Die Nachbarin begleitet mich. Sie nimmt die Große, ich die Kleine an der Hand und so gehen wir über die Straße. Jeder, der uns sieht, weiß, dass das kein leichter Gang. Auch wenn die Kinder fröhlich hüpfen und lachen. Doch ich weiß: Auf der anderen Seite wartet ein Zuhause, dass nicht mehr so ist, wie es war. Es ist keine Rückkehr in die heile kindliche Welt, denn es fehlt die entscheidende Person. Eine Mutter ist unersetzlich. 

Normalerweise spenden Notfallseelsorger Trost und versuchen sie, eine gute Struktur zu finden, die die Betroffenen möglichst schnell und umfassend in ihr soziales Netzt einbindet. Aber bei diesem Einsatz war das zumindest für die Kinder vordergründig anders: Der Notfallseelsorger führt die Kinder in die unheilvolle Situation hinein.

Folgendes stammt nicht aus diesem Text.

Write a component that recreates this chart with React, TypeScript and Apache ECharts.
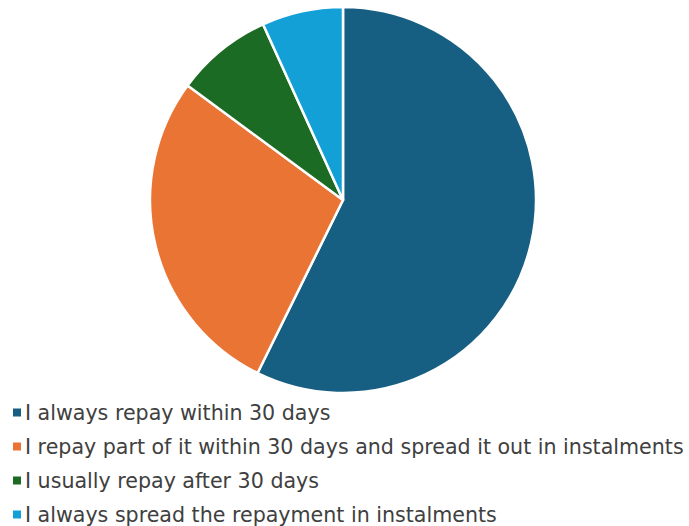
import React, { useEffect, useRef } from "react";
import * as echarts from "echarts";

const categories = [
  "I always repay within 30 days",
  "I repay part of it within 30 days and spread it out in instalments",
  "I usually repay after 30 days",
  "I always spread the repayment in instalments",
];
const values = [57.3, 27.8, 8.1, 6.8];
const colors = ["#175f82", "#e97434", "#1c6b24", "#12a0d7"];

export default function App() {
  const ref = useRef<HTMLDivElement>(null);
  useEffect(() => {
    const chart = echarts.init(ref.current!, null, { renderer: "svg" });
    chart.setOption({
      animation: false,
      color: colors,
      legend: {
        orient: "vertical",
        left: 11,
        top: 402,
        height: 160,
        width: 689,
        padding: 0,
        icon: "rect",
        itemWidth: 10,
        itemHeight: 10,
        itemGap: 13,
        textStyle: { fontSize: 20.6, lineHeight: 20, color: "#404040", fontFamily: "DejaVu Sans", padding: [0, 0, 0, -2] },
        data: categories,
      },
      series: [
        {
          type: "pie",
          center: [343, 200],
          radius: 193,
          startAngle: 90,
          clockwise: true,
          label: { show: false },
          labelLine: { show: false },
          itemStyle: { borderColor: "#ffffff", borderWidth: 2.5 },
          data: categories.map((c, i) => ({ name: c, value: values[i] })),
        },
      ],
    });
    return () => chart.dispose();
  }, []);
  return (
    <div
      ref={ref}
      style={{ position: "absolute", left: 0, top: 0, width: 689, height: 526 }}
    />
  );
}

Natürlich: Die Situation war vorbereitet, so gut es ging. Und der Weg war der richtige. Dennoch bleibt das Erlebte hängen. Kindlich gesprochen: Manchmal tut Notfallseelsorge auch weh. 

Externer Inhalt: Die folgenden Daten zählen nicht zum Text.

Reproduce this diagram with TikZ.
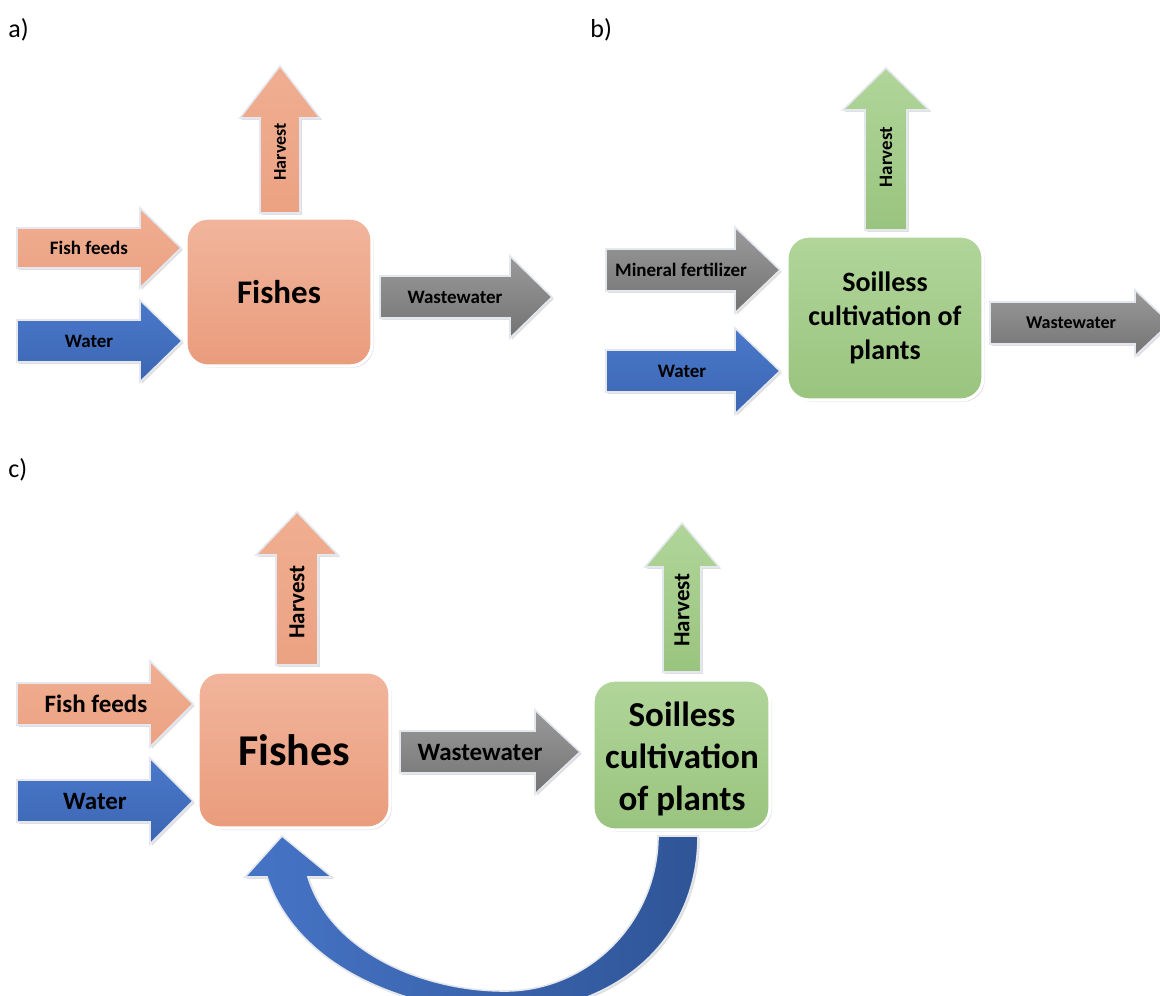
\documentclass[tikz,border=0pt]{standalone}
\usepackage{fontspec}
\setmainfont{Carlito}
\usetikzlibrary{shadows}
\definecolor{salT}{HTML}{F1B59C}
\definecolor{salB}{HTML}{EA9C7C}
\definecolor{salA}{HTML}{F0AE90}
\definecolor{salA2}{HTML}{EBA283}
\definecolor{grnT}{HTML}{B1D59A}
\definecolor{grnB}{HTML}{99C47E}
\definecolor{bluT}{HTML}{4A78CA}
\definecolor{bluB}{HTML}{3C66B3}
\definecolor{bluL}{HTML}{4674C6}
\definecolor{bluD}{HTML}{2F5597}
\definecolor{gryT}{HTML}{9A9A9A}
\definecolor{gryB}{HTML}{737373}
\definecolor{edge}{HTML}{E4E8EE}
\newcommand\blockR[7]{\path[#7] (#1,{#4-#5}) -- (#2,{#4-#5}) -- (#2,{#4-#6}) -- (#3,#4) -- (#2,{#4+#6}) -- (#2,{#4+#5}) -- (#1,{#4+#5}) -- cycle;}
\newcommand\blockU[7]{\path[#7] ({#1-#5},#2) -- ({#1-#5},#3) -- ({#1-#6},#3) -- (#1,#4) -- ({#1+#6},#3) -- ({#1+#5},#3) -- ({#1+#5},#2) -- cycle;}
\tikzset{
  shad/.style={drop shadow={opacity=0.25, shadow xshift=0.9pt, shadow yshift=-0.9pt}},
  arrbase/.style={draw=edge, line width=0.8pt, shad},
  salarr/.style={arrbase, top color=salA, bottom color=salA2},
  grnarr/.style={arrbase, top color=grnT, bottom color=grnB},
  bluarr/.style={arrbase, top color=bluT, bottom color=bluB},
  gryarr/.style={arrbase, top color=gryT, bottom color=gryB},
  boxbase/.style={draw=white, line width=1.6pt, rounded corners=11pt, shad, align=center, inner sep=0pt, font=\bfseries},
  fishbox/.style={boxbase, top color=salT, bottom color=salB},
  plantbox/.style={boxbase, top color=grnT, bottom color=grnB},
  lblS/.style={font=\bfseries\fontsize{9.5}{11}\selectfont, inner sep=0pt},
  lblL/.style={font=\bfseries\fontsize{12.5}{14}\selectfont, inner sep=0pt},
  panel/.style={font=\fontsize{13}{15}\selectfont, inner sep=0pt, anchor=west},
}
\begin{document}
\begin{tikzpicture}[x=0.5pt,y=-0.5pt]
\clip (0,0) rectangle (1160,995);
\fill[white] (0,0) rectangle (1160,995);

% ---------- panel a ----------
\node[panel] (la) at (8,30) {a)};
\blockR{17}{140}{181}{248}{20}{40}{salarr}
\blockR{17}{140}{182}{341}{21}{41}{bluarr}
\blockU{280}{213}{118}{66}{20}{40}{salarr}
\blockR{380}{510}{552}{297}{21}{41}{gryarr}
\node[fishbox, minimum width=93pt, minimum height=74pt, font=\bfseries\fontsize{16.5}{19}\selectfont] (aFish) at (279,292) {Fishes};
\node[lblS] (aFeed) at (89,248) {Fish feeds};
\node[lblS] (aWater) at (89,341) {Water};
\node[lblS, rotate=90, font=\bfseries\fontsize{9}{11}\selectfont] (aHarv) at (280,152) {Harvest};
\node[lblS] (aWaste) at (455,297) {Wastewater};

% ---------- panel b ----------
\node[panel] (lb) at (590,30) {b)};
\blockR{606}{735}{780}{270}{21}{43}{gryarr}
\blockR{606}{735}{780}{371}{21}{43}{bluarr}
\blockU{886}{230}{110}{68}{21}{43}{grnarr}
\blockR{990}{1135}{1170}{323}{21}{33}{gryarr}
\node[plantbox, minimum width=98pt, minimum height=82pt, font=\bfseries\fontsize{14}{17}\selectfont] (bPlant) at (885,318) {Soilless\\cultivation of\\plants};
\node[lblS] (bMin) at (681,270) {Mineral fertilizer};
\node[lblS] (bWater) at (682,371) {Water};
\node[lblS, rotate=90] (bHarv) at (886,157) {Harvest};
\node[lblS, font=\bfseries\fontsize{9}{11}\selectfont] (bWaste) at (1071,323) {Wastewater};

% ---------- panel c ----------
\node[panel] (lc) at (8,470) {c)};
\blockR{17}{150}{193}{704}{21}{43}{salarr}
\blockR{17}{150}{193}{801}{21}{43}{bluarr}
\blockU{297}{665}{555}{512}{21}{41}{salarr}
\blockR{400}{535}{580}{752}{21}{42}{gryarr}
\blockU{682}{672}{567}{523}{19}{37}{grnarr}
% recirculation arrow
\path[draw=edge, line width=0.8pt, left color=bluL, right color=bluD, shad]
  (698,836) .. controls (698,945) and (610,1012) .. (505,1012)
  .. controls (420,1012) and (300,975) .. (267,877)
  -- (245,877) -- (282,836) -- (332,877) -- (308,877)
  .. controls (330,950) and (420,991) .. (505,991)
  .. controls (590,991) and (658,920) .. (658,836) -- cycle;
\node[fishbox, minimum width=96pt, minimum height=78pt, font=\bfseries\fontsize{22}{25}\selectfont] (cFish) at (294,750) {Fishes};
\node[plantbox, minimum width=88.5pt, minimum height=75pt] (cPlant) at (681.5,755) {};
\node[font=\bfseries\fontsize{17.5}{21}\selectfont, align=center, inner sep=0pt] (cPlantTxt) at (682,759) {Soilless\\cultivation\\of plants};
\node[lblL] (cFeed) at (96,704) {Fish feeds};
\node[lblL] (cWater) at (95,801) {Water};
\node[lblL, rotate=90, font=\bfseries\fontsize{11.5}{13}\selectfont] (cHarv) at (297,602) {Harvest};
\node[lblL] (cWaste) at (480,752) {Wastewater};
\node[lblL, rotate=90, font=\bfseries\fontsize{11.5}{13}\selectfont] (cHarv2) at (682,610) {Harvest};
\end{tikzpicture}
\end{document}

Ungefähr zwei Wochen später komme ich nachhause und finde einen Zettel auf meinem Tisch. Irgendwie hat die Großmutter über die ortsansässige Kirchengemeinde meine Telefonnummer erhalten und sich bei meiner Frau herzlich für meinen Einsatz bedankt. Das kommt selten vor, ist aber eine schöne und sicherlich wohltuende Rückmeldung.

Kinder haben ihre ganz eigene Weise, mit dem Tod umzugehen. Auf uns Erwachsene wirkt das manchmal unbedarft. Und dennoch: Die Schlag geht tief und gräbt sich wie bei einem Baum tief in den Stamm. Die Jahresringe werden für immer von dieser Katastrophe erzählen. Dem Glaubenden verheißt der Baum des Kreuzes Hoffnung und Auferstehung, trotz aller Wunden im Inneren. 


Am Ende kann man daher die Familie, insbesondere die Kinder nur noch nach oben in Richtung Himmel abgeben. Und eindringlich beten: St. Gellert hilf!